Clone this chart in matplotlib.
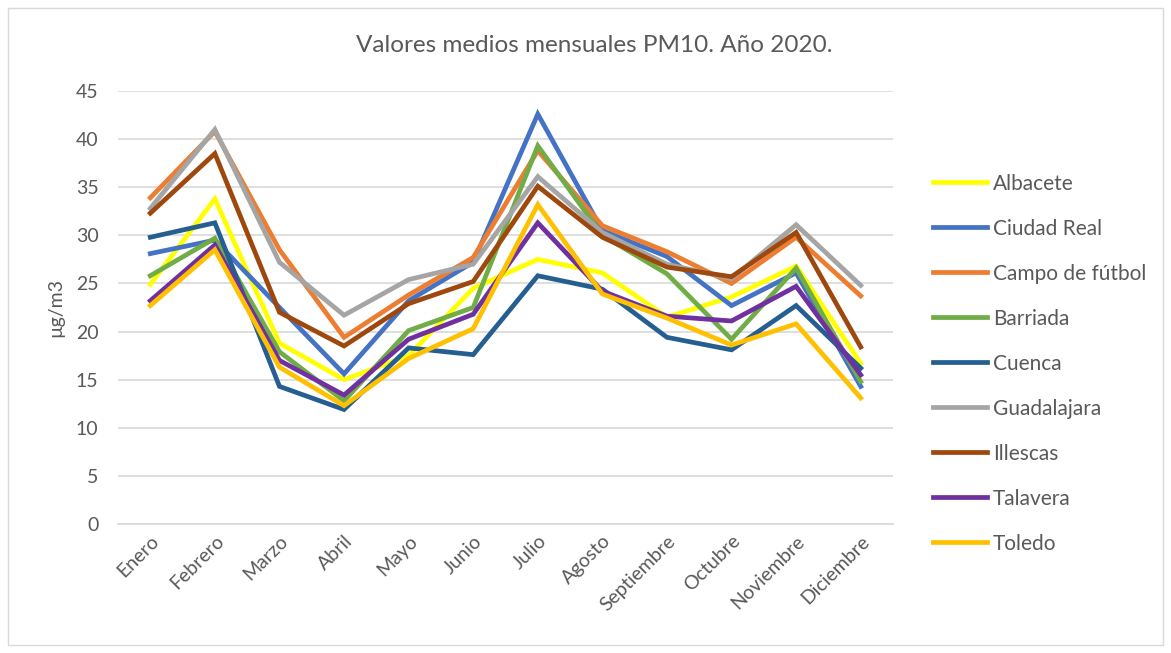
import matplotlib.pyplot as plt
from matplotlib.patches import Rectangle

months = ["Enero", "Febrero", "Marzo", "Abril", "Mayo", "Junio", "Julio",
          "Agosto", "Septiembre", "Octubre", "Noviembre", "Diciembre"]

albacete = [24.9, 33.8, 18.8, 15.0, 17.5, 24.5, 27.5, 26.1, 21.5, 23.6, 26.8, 16.7]
ciudad_real = [28.1, 29.5, 22.5, 15.6, 23.2, 27.2, 42.6, 30.5, 27.8, 22.7, 26.1, 14.3]
campo_futbol = [33.9, 40.8, 28.5, 19.4, 23.8, 27.7, 38.8, 31.0, 28.3, 25.0, 29.8, 23.7]
barriada = [25.8, 29.7, 17.9, 12.8, 20.1, 22.5, 39.3, 30.0, 26.0, 19.2, 26.6, 14.8]
cuenca = [29.8, 31.3, 14.3, 11.9, 18.3, 17.6, 25.8, 24.4, 19.4, 18.1, 22.7, 16.2]
guadalajara = [32.8, 41.0, 27.2, 21.7, 25.4, 27.0, 36.1, 30.3, 27.0, 25.5, 31.1, 24.8]
illescas = [32.3, 38.5, 22.0, 18.5, 22.9, 25.2, 35.1, 29.8, 26.7, 25.7, 30.3, 18.4]
talavera = [23.2, 29.0, 17.0, 13.4, 19.2, 21.8, 31.3, 24.2, 21.6, 21.1, 24.7, 15.5]
toledo = [22.7, 28.5, 16.3, 12.3, 17.2, 20.3, 33.2, 23.9, 21.4, 18.6, 20.8, 13.1]

series = [
    ("Albacete", albacete, "#FFFF00"),
    ("Ciudad Real", ciudad_real, "#4472C4"),
    ("Campo de fútbol", campo_futbol, "#ED7D31"),
    ("Barriada", barriada, "#70AD47"),
    ("Cuenca", cuenca, "#255E91"),
    ("Guadalajara", guadalajara, "#A5A5A5"),
    ("Illescas", illescas, "#9E480E"),
    ("Talavera", talavera, "#7030A0"),
    ("Toledo", toledo, "#FFC000"),
]

plt.rcParams['font.family'] = ['Lato', 'DejaVu Sans']
txt = "#595959"

fig = plt.figure(figsize=(11.71, 6.53), dpi=100)
ax = fig.add_axes([118 / 1171, 129 / 653, 775 / 1171, 433 / 653])

x = list(range(len(months)))
for name, vals, col in series:
    ax.plot(x, vals, color=col, lw=3.4, label=name, solid_joinstyle="miter")

ax.set_xlim(-0.5, len(months) - 0.5)
ax.set_ylim(0, 45)
ax.set_yticks(range(0, 46, 5))
ax.set_xticks(x)
ax.set_xticklabels(months, rotation=45, ha="right", rotation_mode="anchor")
ax.grid(axis="y", color="#D9D9D9", lw=1.2)
ax.set_axisbelow(True)
for s in ["top", "right", "left"]:
    ax.spines[s].set_visible(False)
ax.spines["bottom"].set_color("#D9D9D9")
ax.spines["bottom"].set_linewidth(1.2)
ax.tick_params(axis="both", length=0, labelsize=14, colors=txt, pad=14)
ax.tick_params(axis="x", pad=6)
ax.set_ylabel("µg/m3", fontsize=14, color=txt, labelpad=8)

fig.text(594 / 1171, 1 - 45 / 653, "Valores medios mensuales PM10. Año 2020.",
         ha="center", va="center", fontsize=17.5, color=txt)

leg = fig.legend(loc="upper left", bbox_to_anchor=(914 / 1171, 1 - 155 / 653),
                 frameon=False, fontsize=15, handlelength=2.6,
                 labelspacing=1.2, handletextpad=0.3)
for t in leg.get_texts():
    t.set_color(txt)

fig.patches.append(Rectangle((8 / 1171, 8 / 653), 1155 / 1171, 637 / 653,
                             transform=fig.transFigure, fill=False,
                             edgecolor="#D9D9D9", lw=1))

fig.savefig("out.png", dpi=100)
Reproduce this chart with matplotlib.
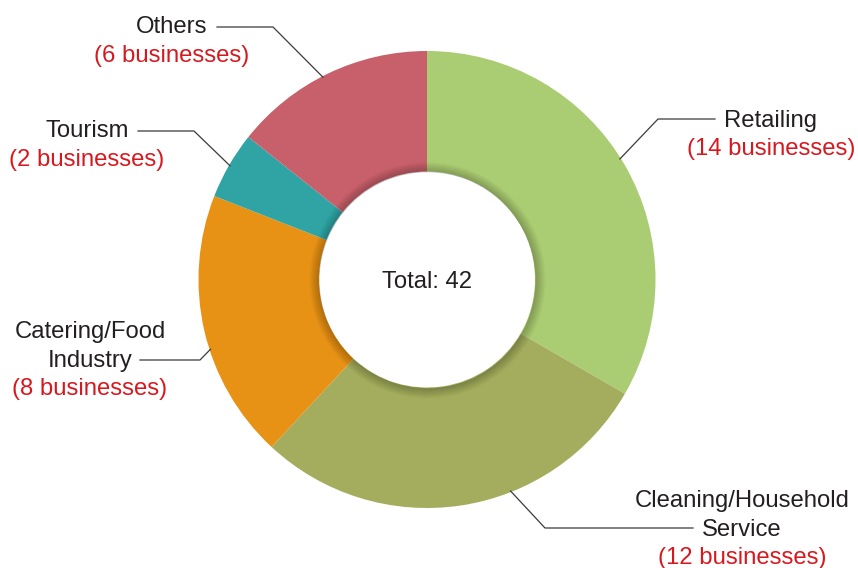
import numpy as np
import matplotlib.pyplot as plt
from matplotlib.patches import Wedge

# data
categories = ['Retailing', 'Cleaning/Household\nService', 'Catering/Food\nIndustry', 'Tourism', 'Others']
counts = [14, 12, 8, 2, 6]
colors = ['#AACC72', '#A4AD5D', '#E79215', '#30A4A4', '#C7606A']

W, H = 858, 568
plt.rcParams['font.family'] = ['Liberation Sans', 'DejaVu Sans']

fig = plt.figure(figsize=(W / 100, H / 100), dpi=100)
ax = fig.add_axes([0, 0, 1, 1])
ax.set_xlim(0, W)
ax.set_ylim(0, H)
ax.set_aspect('equal')
ax.axis('off')


def py(y):
    # pixel row (from top) -> data y
    return H - y


cx, cy = 427, py(279.5)
R, r_in = 228.5, 108

wedges, _ = ax.pie(counts, colors=colors, startangle=90, counterclock=False,
                   radius=R, center=(cx, cy),
                   wedgeprops=dict(width=R - r_in, linewidth=0))
ax.set_xlim(0, W)
ax.set_ylim(0, H)

# soft shadow around the hole
for k in range(1, 11):
    ax.add_patch(Wedge((cx + 0.5, cy - 0.8), r_in + k, 0, 360, width=k,
                       facecolor='black', alpha=0.022, linewidth=0, zorder=3))

ax.text(cx, py(288), 'Total: 42', ha='center', va='baseline',
        fontsize=17.2, color='#231F20', zorder=5)

# label layout: (text centre x, baselines, line start, elbow, angle offset)
layout = [
    (771, [126.5, 155], (715, 119), (658, 119), 2),
    (742, [507, 536, 564], (693, 528), (545, 528), 13),
    (90, [338, 367, 395], (140, 360), (200, 360), 5),
    (87, [137, 166], (138, 131), (194, 131), 0),
    (172, [33, 62], (217, 27), (273, 27), 1.5),
]

for w, cat, n, (tx, bases, p0, p1, off) in zip(wedges, categories, counts, layout):
    lines = cat.split('\n') + ['(%d businesses)' % n]
    for i, (s, b) in enumerate(zip(lines, bases)):
        col = '#D7191F' if i == len(lines) - 1 else '#231F20'
        ax.text(tx, py(b), s, ha='center', va='baseline', fontsize=17.2, color=col)
    mid = np.deg2rad((w.theta1 + w.theta2) / 2 + off)
    ax_x = cx + (R - 1) * np.cos(mid)
    ax_y = cy + (R - 1) * np.sin(mid)
    ax.plot([p0[0], p1[0], ax_x], [py(p0[1]), py(p1[1]), ax_y],
            color='#3A3A3A', linewidth=0.9, zorder=4)

fig.savefig('out.png', dpi=100, facecolor='white')
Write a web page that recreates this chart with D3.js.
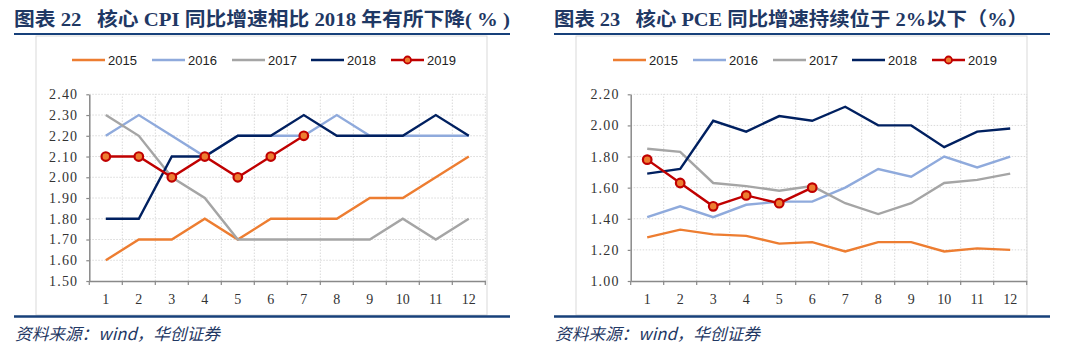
<!DOCTYPE html>
<html><head><meta charset="utf-8">
<script src="https://cdn.jsdelivr.net/npm/d3@7/dist/d3.min.js"></script>
<style>
html,body{margin:0;padding:0;background:#fff;}
svg{display:block;}
</style></head>
<body>
<svg id="chart" width="1081" height="357"></svg>
<script>
// ---------- DATA ----------
const months = [1,2,3,4,5,6,7,8,9,10,11,12];
const seriesNames = ["2015","2016","2017","2018","2019"];
const seriesColors = ["#ED7D31","#8FAADC","#A5A5A5","#002060","#C00000"];

// 图表22 核心CPI
const cpi2015 = [1.6,1.7,1.7,1.8,1.7,1.8,1.8,1.8,1.9,1.9,2.0,2.1];
const cpi2016 = [2.2,2.3,2.2,2.1,2.2,2.2,2.2,2.3,2.2,2.2,2.2,2.2];
const cpi2017 = [2.3,2.2,2.0,1.9,1.7,1.7,1.7,1.7,1.7,1.8,1.7,1.8];
const cpi2018 = [1.8,1.8,2.1,2.1,2.2,2.2,2.3,2.2,2.2,2.2,2.3,2.2];
const cpi2019 = [2.1,2.1,2.0,2.1,2.0,2.1,2.2];
const cpiTicks = [1.5,1.6,1.7,1.8,1.9,2.0,2.1,2.2,2.3,2.4];

// 图表23 核心PCE
const pce2015 = [1.28,1.33,1.30,1.29,1.24,1.25,1.19,1.25,1.25,1.19,1.21,1.20];
const pce2016 = [1.41,1.48,1.41,1.49,1.51,1.51,1.60,1.72,1.67,1.80,1.73,1.80];
const pce2017 = [1.85,1.83,1.63,1.61,1.58,1.61,1.50,1.43,1.50,1.63,1.65,1.69];
const pce2018 = [1.69,1.72,2.03,1.96,2.06,2.03,2.12,2.00,2.00,1.86,1.96,1.98];
const pce2019 = [1.78,1.63,1.48,1.55,1.50,1.60];
const pceTicks = [1.0,1.2,1.4,1.6,1.8,2.0,2.2];

const titleLeft = "图表 22   核心 CPI 同比增速相比 2018 年有所下降( % )";
const titleRight = "图表 23   核心 PCE 同比增速持续位于 2%以下（%）";
const sourceText = "资料来源：wind，华创证券";

// ---------- DRAW ----------
const svg = d3.select("#chart");

function panel(opt){
  const g = svg.append("g").attr("transform", `translate(${opt.ox},0)`);
  // title
  g.append("text").attr("x",14).attr("y",26)
    .style("white-space","pre").attr("xml:space","preserve")
    .attr("font-family","'Liberation Serif','Noto Sans CJK SC',serif")
    .attr("font-weight","bold").attr("font-size",19).attr("fill","#1F3864")
    .attr("textLength",opt.titleLen).attr("lengthAdjust","spacingAndGlyphs")
    .text(opt.title);
  g.append("line").attr("x1",14).attr("x2",510).attr("y1",34).attr("y2",34)
    .attr("stroke","#17407A").attr("stroke-width",2);
  // frame
  g.append("rect").attr("x",opt.fx).attr("y",36).attr("width",451).attr("height",279)
    .attr("fill","#fff").attr("stroke","#D9D9D9").attr("stroke-width",1);
  g.append("line").attr("x1",14).attr("x2",510).attr("y1",316.5).attr("y2",316.5)
    .attr("stroke","#17407A").attr("stroke-width",2.5);
  g.append("text").attr("x",15).attr("y",340)
    .attr("font-family","'Noto Sans CJK SC',sans-serif").attr("font-style","italic")
    .attr("font-size",16.5).attr("fill","#1F3864")
    .attr("textLength",205).attr("lengthAdjust","spacingAndGlyphs").text(sourceText);

  const x = d3.scaleBand().domain(months).range([opt.x0, opt.x0+396]).padding(0);
  const y = d3.scaleLinear().domain(opt.domain).range([281,94.3]);

  // grid
  const grid = g.append("g");
  grid.selectAll(".h").data(opt.ticks.slice(1)).join("line")
    .attr("x1",opt.x0).attr("x2",opt.x0+396)
    .attr("y1",d=>y(d)).attr("y2",d=>y(d))
    .attr("stroke","#D9D9D9").attr("stroke-dasharray","1.5,1.5").attr("stroke-width",1);
  grid.selectAll(".v").data(months).join("line")
    .attr("x1",d=>x(d)+x.bandwidth()).attr("x2",d=>x(d)+x.bandwidth())
    .attr("y1",y(opt.domain[0])).attr("y2",y(opt.domain[1]))
    .attr("stroke","#D9D9D9").attr("stroke-dasharray","1.5,1.5").attr("stroke-width",1);

  // axes
  const yAxis = d3.axisLeft(y).tickValues(opt.ticks).tickSize(3).tickSizeOuter(0)
    .tickFormat(d3.format(".2f")).tickPadding(8);
  const ya = g.append("g").attr("transform",`translate(${opt.x0},0)`).call(yAxis);
  ya.select(".domain").attr("stroke","#898989").attr("stroke-width",1.5);
  ya.selectAll(".tick line").attr("stroke","#898989").attr("stroke-width",1.2);
  ya.selectAll("text").attr("font-family","'Liberation Serif',serif").attr("font-size",14)
    .attr("fill","#333").attr("letter-spacing","1.2px");

  const xAxis = d3.axisBottom(x).tickSize(0).tickPadding(13);
  const xa = g.append("g").attr("transform",`translate(0,${y(opt.domain[0])})`).call(xAxis);
  xa.select(".domain").attr("stroke","#898989").attr("stroke-width",1.5);
  xa.selectAll("text").attr("font-family","'Liberation Serif',serif").attr("font-size",14).attr("fill","#333");
  xa.selectAll(".bt").data([0].concat(months)).join("line")
    .attr("x1",d=>d===0?opt.x0:x(d)+x.bandwidth()).attr("x2",d=>d===0?opt.x0:x(d)+x.bandwidth())
    .attr("y1",0).attr("y2",4).attr("stroke","#898989").attr("stroke-width",1.2);

  // lines
  const line = d3.line().x((d,i)=>x(months[i])+x.bandwidth()/2).y(d=>y(d));
  opt.series.forEach((s,k)=>{
    g.append("path").datum(s).attr("d",line).attr("fill","none")
      .attr("stroke",seriesColors[k]).attr("stroke-width",2.4).attr("stroke-linejoin","miter");
  });
  const last = opt.series[4];
  g.selectAll(".mk").data(last).join("circle")
    .attr("cx",(d,i)=>x(months[i])+x.bandwidth()/2).attr("cy",d=>y(d)).attr("r",4.3)
    .attr("fill","#ED7D31").attr("stroke","#C00000").attr("stroke-width",2.2);

  // legend
  const lg = g.append("g");
  const lx = [72,152,232,311,391];
  seriesNames.forEach((n,k)=>{
    lg.append("line").attr("x1",lx[k]+opt.lshift).attr("x2",lx[k]+33+opt.lshift).attr("y1",60).attr("y2",60)
      .attr("stroke",seriesColors[k]).attr("stroke-width",2.4);
    if(k===4){
      lg.append("circle").attr("cx",lx[k]+16.5+opt.lshift).attr("cy",60).attr("r",3.5)
        .attr("fill","#ED7D31").attr("stroke","#C00000").attr("stroke-width",1.8);
    }
    lg.append("text").attr("x",lx[k]+36+opt.lshift).attr("y",64.5)
      .attr("font-family","'Liberation Sans',Arial,sans-serif").attr("font-size",13)
      .attr("fill","#222").text(n);
  });
}

panel({ox:0, title:titleLeft, titleLen:496, fx:36, x0:89.3, domain:[1.5,2.4], ticks:cpiTicks,
  series:[cpi2015,cpi2016,cpi2017,cpi2018,cpi2019], lshift:0});
panel({ox:540, title:titleRight, titleLen:474, fx:36, x0:90.7, domain:[1.0,2.2], ticks:pceTicks,
  series:[pce2015,pce2016,pce2017,pce2018,pce2019], lshift:1});
</script>
</body></html>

● What you have to do
State only the count of lines above that hold the string "matplotlib".

● Written solution
6